# start of Information given
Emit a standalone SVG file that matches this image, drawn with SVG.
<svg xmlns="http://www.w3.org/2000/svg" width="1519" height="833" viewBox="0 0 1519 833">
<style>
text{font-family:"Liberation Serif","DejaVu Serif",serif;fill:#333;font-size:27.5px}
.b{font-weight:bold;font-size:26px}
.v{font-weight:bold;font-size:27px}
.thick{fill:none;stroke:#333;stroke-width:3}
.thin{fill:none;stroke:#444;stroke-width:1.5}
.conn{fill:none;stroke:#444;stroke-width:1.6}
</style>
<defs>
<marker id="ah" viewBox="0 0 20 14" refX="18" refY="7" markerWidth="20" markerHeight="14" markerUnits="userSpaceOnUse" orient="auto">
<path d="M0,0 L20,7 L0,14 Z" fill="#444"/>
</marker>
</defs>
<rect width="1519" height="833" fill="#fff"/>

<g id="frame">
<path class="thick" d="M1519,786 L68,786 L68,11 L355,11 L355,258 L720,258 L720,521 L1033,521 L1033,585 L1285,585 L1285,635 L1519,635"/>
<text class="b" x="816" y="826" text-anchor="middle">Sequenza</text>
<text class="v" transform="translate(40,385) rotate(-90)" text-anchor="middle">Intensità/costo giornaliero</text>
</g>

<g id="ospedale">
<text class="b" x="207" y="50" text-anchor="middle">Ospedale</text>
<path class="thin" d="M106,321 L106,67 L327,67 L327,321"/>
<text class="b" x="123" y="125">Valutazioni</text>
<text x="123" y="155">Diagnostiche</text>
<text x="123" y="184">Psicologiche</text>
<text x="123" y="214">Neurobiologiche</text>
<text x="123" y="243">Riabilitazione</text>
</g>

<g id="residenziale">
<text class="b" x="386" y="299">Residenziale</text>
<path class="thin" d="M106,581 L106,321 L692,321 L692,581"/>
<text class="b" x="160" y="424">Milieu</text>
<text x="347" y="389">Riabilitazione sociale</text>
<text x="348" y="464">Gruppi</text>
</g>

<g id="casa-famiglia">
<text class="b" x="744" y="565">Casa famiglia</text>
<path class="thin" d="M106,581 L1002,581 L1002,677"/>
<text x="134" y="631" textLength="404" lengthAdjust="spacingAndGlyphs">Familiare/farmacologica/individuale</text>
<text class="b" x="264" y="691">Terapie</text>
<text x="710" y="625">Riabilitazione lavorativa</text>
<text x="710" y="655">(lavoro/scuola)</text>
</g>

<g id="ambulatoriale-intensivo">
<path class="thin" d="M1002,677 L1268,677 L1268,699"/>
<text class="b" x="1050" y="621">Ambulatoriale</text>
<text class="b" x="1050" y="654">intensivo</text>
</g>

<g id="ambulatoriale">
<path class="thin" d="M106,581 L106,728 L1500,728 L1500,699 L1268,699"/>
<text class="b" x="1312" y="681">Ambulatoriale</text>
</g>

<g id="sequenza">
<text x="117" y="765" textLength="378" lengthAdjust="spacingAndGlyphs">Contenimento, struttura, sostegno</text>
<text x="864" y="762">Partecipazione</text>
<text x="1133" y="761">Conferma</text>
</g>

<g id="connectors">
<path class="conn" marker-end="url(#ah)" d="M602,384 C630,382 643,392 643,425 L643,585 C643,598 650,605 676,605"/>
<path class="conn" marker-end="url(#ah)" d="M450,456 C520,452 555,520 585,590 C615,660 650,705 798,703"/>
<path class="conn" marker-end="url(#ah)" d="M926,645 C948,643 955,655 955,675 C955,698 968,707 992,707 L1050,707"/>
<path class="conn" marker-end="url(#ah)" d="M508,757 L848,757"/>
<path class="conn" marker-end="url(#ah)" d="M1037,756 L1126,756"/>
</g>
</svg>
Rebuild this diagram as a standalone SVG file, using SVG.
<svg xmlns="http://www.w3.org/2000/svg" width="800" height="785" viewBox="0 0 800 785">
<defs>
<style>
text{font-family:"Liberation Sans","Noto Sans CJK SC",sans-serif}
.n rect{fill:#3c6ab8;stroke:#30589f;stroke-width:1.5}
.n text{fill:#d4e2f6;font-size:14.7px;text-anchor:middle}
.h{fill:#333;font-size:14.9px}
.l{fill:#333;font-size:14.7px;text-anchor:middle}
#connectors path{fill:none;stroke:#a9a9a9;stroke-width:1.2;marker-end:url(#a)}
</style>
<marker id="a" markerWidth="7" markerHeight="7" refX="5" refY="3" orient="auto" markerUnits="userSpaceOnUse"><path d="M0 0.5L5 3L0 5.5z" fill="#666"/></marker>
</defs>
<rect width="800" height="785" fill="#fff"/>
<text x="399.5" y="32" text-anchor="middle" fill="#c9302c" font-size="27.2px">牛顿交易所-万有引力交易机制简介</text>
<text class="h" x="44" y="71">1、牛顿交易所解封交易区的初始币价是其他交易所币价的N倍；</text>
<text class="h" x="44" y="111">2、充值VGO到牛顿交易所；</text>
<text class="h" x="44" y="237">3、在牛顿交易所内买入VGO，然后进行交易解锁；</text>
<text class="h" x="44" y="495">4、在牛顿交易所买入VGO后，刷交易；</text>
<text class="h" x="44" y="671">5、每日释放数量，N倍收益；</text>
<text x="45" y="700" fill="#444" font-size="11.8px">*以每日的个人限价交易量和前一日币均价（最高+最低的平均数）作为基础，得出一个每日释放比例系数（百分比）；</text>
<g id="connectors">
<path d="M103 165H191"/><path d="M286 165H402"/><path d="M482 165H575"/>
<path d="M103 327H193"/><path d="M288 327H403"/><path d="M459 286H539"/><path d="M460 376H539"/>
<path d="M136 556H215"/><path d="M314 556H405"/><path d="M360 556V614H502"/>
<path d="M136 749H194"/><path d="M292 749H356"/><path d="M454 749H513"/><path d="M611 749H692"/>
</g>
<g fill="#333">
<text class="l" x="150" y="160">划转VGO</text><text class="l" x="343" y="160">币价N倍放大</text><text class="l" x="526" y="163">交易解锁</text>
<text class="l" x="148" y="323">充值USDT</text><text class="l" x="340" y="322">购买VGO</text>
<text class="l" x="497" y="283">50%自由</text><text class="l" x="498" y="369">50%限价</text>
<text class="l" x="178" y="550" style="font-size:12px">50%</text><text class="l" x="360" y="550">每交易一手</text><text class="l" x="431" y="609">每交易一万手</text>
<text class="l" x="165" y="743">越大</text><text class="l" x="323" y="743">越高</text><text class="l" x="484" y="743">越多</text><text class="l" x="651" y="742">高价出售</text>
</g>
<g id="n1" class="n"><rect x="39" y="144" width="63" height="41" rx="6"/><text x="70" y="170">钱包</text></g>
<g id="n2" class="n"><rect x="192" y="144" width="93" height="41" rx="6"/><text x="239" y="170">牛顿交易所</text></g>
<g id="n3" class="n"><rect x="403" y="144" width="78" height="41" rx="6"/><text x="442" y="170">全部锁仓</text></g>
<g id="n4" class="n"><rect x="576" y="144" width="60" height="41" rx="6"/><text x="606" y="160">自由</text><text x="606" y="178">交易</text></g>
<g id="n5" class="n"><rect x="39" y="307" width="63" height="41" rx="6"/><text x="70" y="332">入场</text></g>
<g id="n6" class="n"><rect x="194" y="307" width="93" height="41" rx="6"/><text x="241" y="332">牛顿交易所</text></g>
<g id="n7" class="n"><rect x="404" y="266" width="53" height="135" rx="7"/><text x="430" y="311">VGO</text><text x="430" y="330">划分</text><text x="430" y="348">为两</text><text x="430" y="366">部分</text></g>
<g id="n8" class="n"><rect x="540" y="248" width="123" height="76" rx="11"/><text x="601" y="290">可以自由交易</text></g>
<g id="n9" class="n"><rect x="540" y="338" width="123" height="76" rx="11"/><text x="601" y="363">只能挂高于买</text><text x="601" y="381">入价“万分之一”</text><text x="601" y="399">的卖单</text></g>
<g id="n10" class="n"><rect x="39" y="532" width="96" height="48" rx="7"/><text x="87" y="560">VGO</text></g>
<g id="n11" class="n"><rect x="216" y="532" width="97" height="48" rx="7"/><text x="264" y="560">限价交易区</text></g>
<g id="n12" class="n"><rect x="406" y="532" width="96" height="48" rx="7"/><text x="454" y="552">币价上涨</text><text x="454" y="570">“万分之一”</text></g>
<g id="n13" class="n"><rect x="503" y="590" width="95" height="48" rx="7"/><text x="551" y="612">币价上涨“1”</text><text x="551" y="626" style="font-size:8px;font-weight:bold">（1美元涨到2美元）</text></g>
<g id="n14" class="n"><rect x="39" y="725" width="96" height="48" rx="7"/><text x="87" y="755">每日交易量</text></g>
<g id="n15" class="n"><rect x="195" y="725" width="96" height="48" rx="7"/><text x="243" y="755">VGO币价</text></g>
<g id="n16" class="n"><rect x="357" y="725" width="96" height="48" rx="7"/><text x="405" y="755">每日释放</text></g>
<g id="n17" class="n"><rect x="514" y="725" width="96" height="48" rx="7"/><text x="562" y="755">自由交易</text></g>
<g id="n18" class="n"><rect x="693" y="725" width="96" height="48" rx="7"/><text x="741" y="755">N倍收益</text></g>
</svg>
# end of Information given
_Direction:_
Return all lines with the word "this" in them.

_Finished exercise:_
Emit a standalone SVG file that matches this image, drawn with SVG.
Rebuild this diagram as a standalone SVG file, using SVG.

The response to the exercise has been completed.